A weaker U.S. Dollar and lower U.S. Treasury yields are helping to support gold prices early Tuesday. Although the market is trading higher, buyers look a little tentative as gold inches its way through a major retracement zone.
Keep in mind that although the U.S. Dollar is falling and that theoretically, gold as a dollar-denominated asset is expected to rise because a cheaper dollar tends to increase foreign demand, gold is also sensitive to rising interest rates.
With the odds of a Fed rate hike later this year quickly diminishing, and the chances of a rate hike by the European Central Bank, on the heels of a Bank of Canada rate hike last week, slowly increasing, this gold rally may actually face some resistance.
Additionally, gold investors should continue to monitor the stock markets. Increased demand for higher risk assets also tends to weigh on gold prices.
The rally in gold has been nice for bullish investors, but in order to take this market to the next level, it’s going to have to get some help from a few outside markets, namely the stock indexes. If stocks weaken in the face of a good earnings season then gold may surge to the upside. If stocks rally then I think gold will have a hard time sustaining the current rally even if the dollar is weakening.
Technical Analysis
The main trend is down according to the daily swing chart. However, momentum has been trending higher since the $1204.00 bottom on July 10. The market needs to take out $1260.00 to change the main trend to up, but that doesn’t mean we can’t have a breakout to the upside leading up to this event.
The main range is $1260.00 to $1204.00. Gold is currently trading inside its retracement zone at $1232.00 to $1238.60.

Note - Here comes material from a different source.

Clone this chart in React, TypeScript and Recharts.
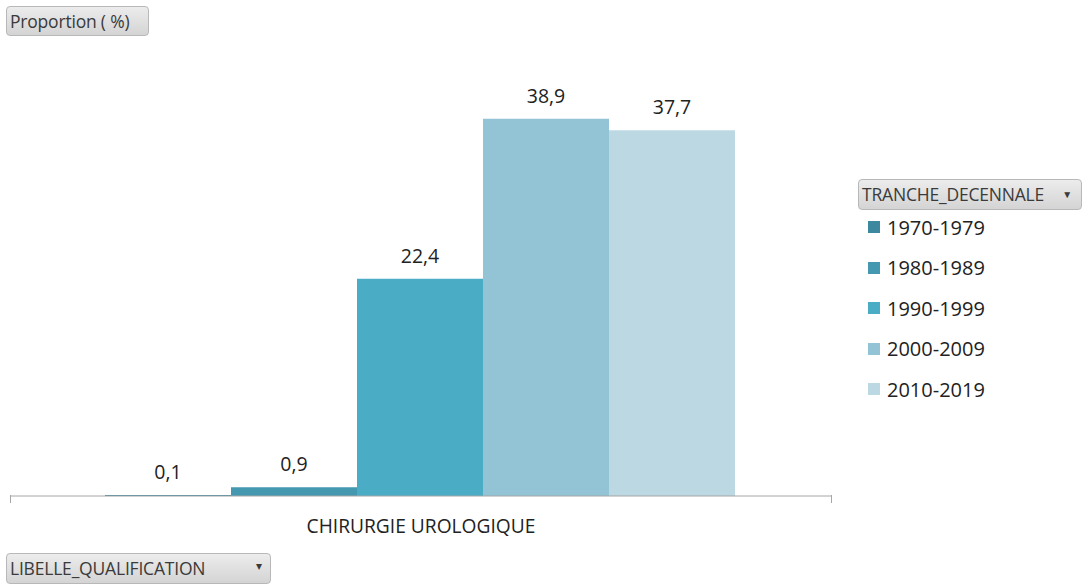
import React from 'react';
import { BarChart, Bar, XAxis, YAxis, LabelList } from 'recharts';

const categories = ['CHIRURGIE UROLOGIQUE'];
const seriesNames = ['1970-1979', '1980-1989', '1990-1999', '2000-2009', '2010-2019'];
const seriesValues = [[0.1], [0.9], [22.4], [38.9], [37.7]];
const seriesColors = ['#3C889E', '#4499B0', '#4BACC6', '#93C4D6', '#BCD8E3'];

const data = categories.map((c, i) => {
  const row: Record<string, string | number> = { cat: c };
  seriesNames.forEach((s, k) => {
    row[s] = seriesValues[k][i];
  });
  return row;
});

const FONT = '"Open Sans", "Noto Sans", sans-serif';

const btnStyle: React.CSSProperties = {
  position: 'absolute',
  boxSizing: 'border-box',
  background: 'linear-gradient(#ececec, #d4d4d4)',
  border: '1px solid #b8b8b8',
  borderRadius: 4,
  color: '#3a3a3a',
  fontFamily: FONT,
  fontSize: 17.5,
  lineHeight: '28px',
  paddingLeft: 3,
  whiteSpace: 'nowrap',
  letterSpacing: -0.2,
};

const fmt = (v: any) => String(v).replace('.', ',');

export default function App() {
  return (
    <div style={{ position: 'absolute', left: 0, top: 0, width: 1083, height: 584, background: '#fff', fontFamily: FONT }}>
      <BarChart
        width={1083}
        height={584}
        data={data}
        margin={{ top: 108, right: 251, bottom: 48, left: 10 }}
        barGap={0}
        barCategoryGap={95}
      >
        <XAxis
          dataKey="cat"
          axisLine={{ stroke: '#a6a6a6', strokeWidth: 1 }}
          tickLine={false}
          height={40}
          tick={{ fill: '#222', fontSize: 19.2, fontFamily: FONT, dy: 15 }}
        />
        <YAxis hide domain={[0, 40]} />
        {seriesNames.map((s, k) => (
          <Bar key={s} dataKey={s} fill={seriesColors[k]} isAnimationActive={false}>
            <LabelList
              dataKey={s}
              position="top"
              offset={16}
              formatter={fmt}
              style={{ fill: '#222', fontSize: 19.5, fontFamily: FONT }}
            />
          </Bar>
        ))}
      </BarChart>
      <div style={{ position: 'absolute', left: 10, top: 495, width: 1, height: 8, background: '#a6a6a6' }} />
      <div style={{ position: 'absolute', left: 831, top: 495, width: 1, height: 8, background: '#a6a6a6' }} />
      <div style={{ ...btnStyle, left: 6, top: 6, width: 143, height: 30 }}>Proportion ( %)</div>
      <div style={{ ...btnStyle, left: 6, top: 553, width: 265, height: 31 }}>
        LIBELLE_QUALIFICATION
        <span style={{ position: 'absolute', right: 8, top: -2, fontSize: 12 }}>▾</span>
      </div>
      <div style={{ position: 'absolute', left: 858, top: 179, width: 225, fontFamily: FONT }}>
        <div style={{ ...btnStyle, position: 'relative', width: 224, height: 31 }}>
          TRANCHE_DECENNALE
          <span style={{ position: 'absolute', right: 9, top: 0, fontSize: 10 }}>▼</span>
        </div>
        <div style={{ marginTop: -3 }}>
          {seriesNames.map((s, k) => (
            <div key={s} style={{ display: 'flex', alignItems: 'center', height: 40.5, marginLeft: 10 }}>
              <div style={{ width: 12, height: 12, background: seriesColors[k], marginRight: 7 }} />
              <span style={{ fontSize: 20, color: '#222' }}>{s}</span>
            </div>
          ))}
        </div>
      </div>
    </div>
  );
}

The near-term view is easy. A sustained move over $1238.60 could lead to an eventual test of a major 50% level at $1251.40. A sustained move under $1232.00 could drive the market back to another major 50% level at $1216.00.
Forecast
Based on the current price at $1237.00, the direction of the market the rest of the session will be determined by trader reaction to $1238.60 and the downtrending angle at $1240.80. The angle is the trigger point for an acceleration to the upside with $1251.40 the next major target.
The inability to overcome the Fib level at $1238.60 will signal the presence of sellers. This could lead to a retest of the 50% level at $1232.00, followed closely by the uptrending angle at $1228.00.